Small business owners should use the windfall from last week’s budget to boost the wage of Australia’s lowest-paid workers, the Australian Council of Trade Unions (ACTU) has said.
The government’s $5bn small business package was the centrepiece of the budget, and included tax cuts and instant deductions for new purchases worth less than $20,000.
ACTU secretary Dave Oliver said the extra cash should be used to raise the minimum wage, as the tax cut alone was not enough to hire new staff.
“Small business owners now have no excuse to oppose an increase to the wages of their employees,” Oliver said. “Failure to lift wages will result in creating an underclass of working poor in Australia and no one wants that.”
Oliver said the ACTU-backed increase would take the minimum wage from $16.87 an hour to $17.58 an hour.
“There are already signs that Australia is developing a working poor, with financial stress, deprivation and poverty on the rise among low-paid workers,” he said. “A $27 per week pay rise for the 1.86 million Australian workers on minimum wages will provide a $3.1bn economic stimulus.”

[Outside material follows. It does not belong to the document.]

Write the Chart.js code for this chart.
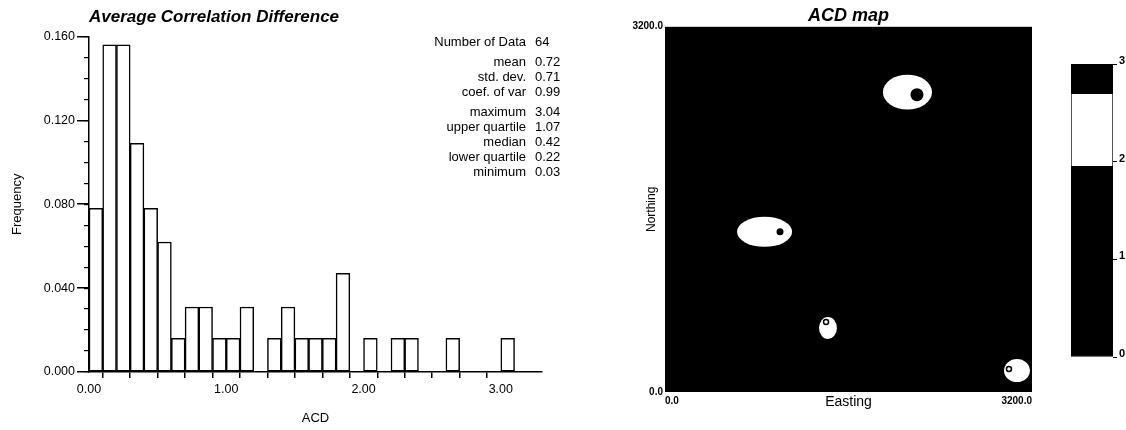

Just under 19% of the Australian workforce earns the national or award minimum wage.
The Australian Chamber of Commerce and Industry has urged the Fair Work Commission to take a “cautious and constrained approach” to raising the minimum wage, citing a softening labour market and high unemployment.
It wants a weekly increase of $5.70, a below-inflation increase of 0.89%, which would amount to a pay cut in real terms.